╭─ Collected data

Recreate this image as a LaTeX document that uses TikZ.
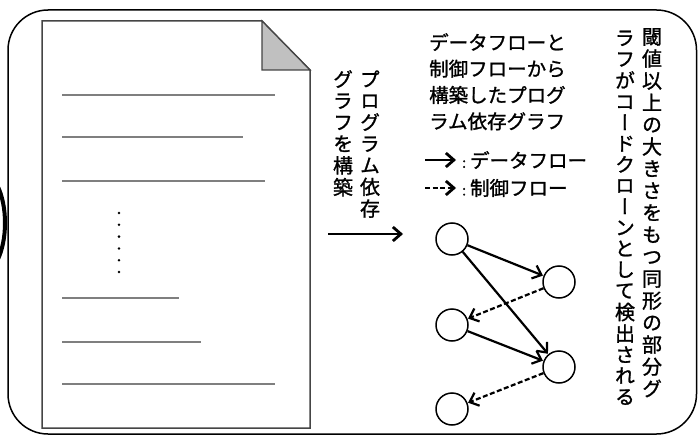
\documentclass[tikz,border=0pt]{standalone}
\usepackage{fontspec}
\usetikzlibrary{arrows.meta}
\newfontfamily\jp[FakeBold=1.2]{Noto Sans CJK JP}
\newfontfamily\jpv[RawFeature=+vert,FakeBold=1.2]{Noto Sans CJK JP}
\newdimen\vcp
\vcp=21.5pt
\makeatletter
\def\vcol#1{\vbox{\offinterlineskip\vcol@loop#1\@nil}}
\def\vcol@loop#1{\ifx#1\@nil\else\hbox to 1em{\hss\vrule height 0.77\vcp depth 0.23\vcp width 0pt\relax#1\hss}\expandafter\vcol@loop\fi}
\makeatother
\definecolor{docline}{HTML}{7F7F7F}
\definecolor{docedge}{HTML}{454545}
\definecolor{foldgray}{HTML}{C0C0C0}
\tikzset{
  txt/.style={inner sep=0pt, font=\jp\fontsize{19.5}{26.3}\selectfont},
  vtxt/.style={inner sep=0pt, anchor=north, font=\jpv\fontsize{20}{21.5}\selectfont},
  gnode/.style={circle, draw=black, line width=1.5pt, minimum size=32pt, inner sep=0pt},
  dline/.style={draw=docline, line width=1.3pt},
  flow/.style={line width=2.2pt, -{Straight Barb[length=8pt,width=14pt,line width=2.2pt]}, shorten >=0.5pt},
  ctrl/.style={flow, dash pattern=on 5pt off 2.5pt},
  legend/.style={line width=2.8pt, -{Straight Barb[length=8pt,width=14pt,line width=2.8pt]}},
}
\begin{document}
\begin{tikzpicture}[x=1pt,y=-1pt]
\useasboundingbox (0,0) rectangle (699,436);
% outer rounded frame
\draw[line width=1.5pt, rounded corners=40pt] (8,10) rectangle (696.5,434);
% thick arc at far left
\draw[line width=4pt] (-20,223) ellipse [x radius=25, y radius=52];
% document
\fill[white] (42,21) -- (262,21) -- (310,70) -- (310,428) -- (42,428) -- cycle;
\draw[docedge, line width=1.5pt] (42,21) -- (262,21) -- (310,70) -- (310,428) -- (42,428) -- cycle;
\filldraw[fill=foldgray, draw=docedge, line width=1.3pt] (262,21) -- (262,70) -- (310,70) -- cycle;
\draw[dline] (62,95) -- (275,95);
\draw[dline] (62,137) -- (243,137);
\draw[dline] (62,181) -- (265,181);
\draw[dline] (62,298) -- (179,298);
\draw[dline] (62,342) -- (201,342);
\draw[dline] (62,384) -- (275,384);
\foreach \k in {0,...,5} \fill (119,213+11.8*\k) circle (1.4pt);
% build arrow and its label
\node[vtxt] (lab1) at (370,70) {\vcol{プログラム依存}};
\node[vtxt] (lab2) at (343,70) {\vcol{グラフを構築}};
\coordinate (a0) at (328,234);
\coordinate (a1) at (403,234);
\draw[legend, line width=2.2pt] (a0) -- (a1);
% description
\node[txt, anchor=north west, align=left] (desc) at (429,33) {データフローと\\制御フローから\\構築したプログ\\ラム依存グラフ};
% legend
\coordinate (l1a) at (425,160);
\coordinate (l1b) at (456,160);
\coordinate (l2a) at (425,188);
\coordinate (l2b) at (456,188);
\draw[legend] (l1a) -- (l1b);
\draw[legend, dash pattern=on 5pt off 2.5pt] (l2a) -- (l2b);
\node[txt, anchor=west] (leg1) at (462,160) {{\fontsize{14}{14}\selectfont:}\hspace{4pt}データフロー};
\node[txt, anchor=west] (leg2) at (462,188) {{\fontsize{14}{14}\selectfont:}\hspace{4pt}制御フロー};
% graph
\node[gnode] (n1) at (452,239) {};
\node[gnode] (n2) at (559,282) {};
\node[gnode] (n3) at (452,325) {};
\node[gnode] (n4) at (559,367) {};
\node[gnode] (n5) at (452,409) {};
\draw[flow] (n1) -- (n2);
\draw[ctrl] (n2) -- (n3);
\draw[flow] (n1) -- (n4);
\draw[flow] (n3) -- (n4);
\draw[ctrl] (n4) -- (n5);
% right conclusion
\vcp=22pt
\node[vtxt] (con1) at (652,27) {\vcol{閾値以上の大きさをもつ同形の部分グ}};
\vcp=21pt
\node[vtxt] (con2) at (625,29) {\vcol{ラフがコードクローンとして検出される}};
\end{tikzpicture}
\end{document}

╰─

Aim of the task
Give an exact copy of the material, leaving out every picture.

Finished answer
Recreate this image as a LaTeX document that uses TikZ.
\documentclass[tikz,border=0pt]{standalone}
\usepackage{fontspec}
\usetikzlibrary{arrows.meta}
\newfontfamily\jp[FakeBold=1.2]{Noto Sans CJK JP}
\newfontfamily\jpv[RawFeature=+vert,FakeBold=1.2]{Noto Sans CJK JP}
\newdimen\vcp
\vcp=21.5pt
\makeatletter
\def\vcol#1{\vbox{\offinterlineskip\vcol@loop#1\@nil}}
\def\vcol@loop#1{\ifx#1\@nil\else\hbox to 1em{\hss\vrule height 0.77\vcp depth 0.23\vcp width 0pt\relax#1\hss}\expandafter\vcol@loop\fi}
\makeatother
\definecolor{docline}{HTML}{7F7F7F}
\definecolor{docedge}{HTML}{454545}
\definecolor{foldgray}{HTML}{C0C0C0}
\tikzset{
  txt/.style={inner sep=0pt, font=\jp\fontsize{19.5}{26.3}\selectfont},
  vtxt/.style={inner sep=0pt, anchor=north, font=\jpv\fontsize{20}{21.5}\selectfont},
  gnode/.style={circle, draw=black, line width=1.5pt, minimum size=32pt, inner sep=0pt},
  dline/.style={draw=docline, line width=1.3pt},
  flow/.style={line width=2.2pt, -{Straight Barb[length=8pt,width=14pt,line width=2.2pt]}, shorten >=0.5pt},
  ctrl/.style={flow, dash pattern=on 5pt off 2.5pt},
  legend/.style={line width=2.8pt, -{Straight Barb[length=8pt,width=14pt,line width=2.8pt]}},
}
\begin{document}
\begin{tikzpicture}[x=1pt,y=-1pt]
\useasboundingbox (0,0) rectangle (699,436);
% outer rounded frame
\draw[line width=1.5pt, rounded corners=40pt] (8,10) rectangle (696.5,434);
% thick arc at far left
\draw[line width=4pt] (-20,223) ellipse [x radius=25, y radius=52];
% document
\fill[white] (42,21) -- (262,21) -- (310,70) -- (310,428) -- (42,428) -- cycle;
\draw[docedge, line width=1.5pt] (42,21) -- (262,21) -- (310,70) -- (310,428) -- (42,428) -- cycle;
\filldraw[fill=foldgray, draw=docedge, line width=1.3pt] (262,21) -- (262,70) -- (310,70) -- cycle;
\draw[dline] (62,95) -- (275,95);
\draw[dline] (62,137) -- (243,137);
\draw[dline] (62,181) -- (265,181);
\draw[dline] (62,298) -- (179,298);
\draw[dline] (62,342) -- (201,342);
\draw[dline] (62,384) -- (275,384);
\foreach \k in {0,...,5} \fill (119,213+11.8*\k) circle (1.4pt);
% build arrow and its label
\node[vtxt] (lab1) at (370,70) {\vcol{プログラム依存}};
\node[vtxt] (lab2) at (343,70) {\vcol{グラフを構築}};
\coordinate (a0) at (328,234);
\coordinate (a1) at (403,234);
\draw[legend, line width=2.2pt] (a0) -- (a1);
% description
\node[txt, anchor=north west, align=left] (desc) at (429,33) {データフローと\\制御フローから\\構築したプログ\\ラム依存グラフ};
% legend
\coordinate (l1a) at (425,160);
\coordinate (l1b) at (456,160);
\coordinate (l2a) at (425,188);
\coordinate (l2b) at (456,188);
\draw[legend] (l1a) -- (l1b);
\draw[legend, dash pattern=on 5pt off 2.5pt] (l2a) -- (l2b);
\node[txt, anchor=west] (leg1) at (462,160) {{\fontsize{14}{14}\selectfont:}\hspace{4pt}データフロー};
\node[txt, anchor=west] (leg2) at (462,188) {{\fontsize{14}{14}\selectfont:}\hspace{4pt}制御フロー};
% graph
\node[gnode] (n1) at (452,239) {};
\node[gnode] (n2) at (559,282) {};
\node[gnode] (n3) at (452,325) {};
\node[gnode] (n4) at (559,367) {};
\node[gnode] (n5) at (452,409) {};
\draw[flow] (n1) -- (n2);
\draw[ctrl] (n2) -- (n3);
\draw[flow] (n1) -- (n4);
\draw[flow] (n3) -- (n4);
\draw[ctrl] (n4) -- (n5);
% right conclusion
\vcp=22pt
\node[vtxt] (con1) at (652,27) {\vcol{閾値以上の大きさをもつ同形の部分グ}};
\vcp=21pt
\node[vtxt] (con2) at (625,29) {\vcol{ラフがコードクローンとして検出される}};
\end{tikzpicture}
\end{document}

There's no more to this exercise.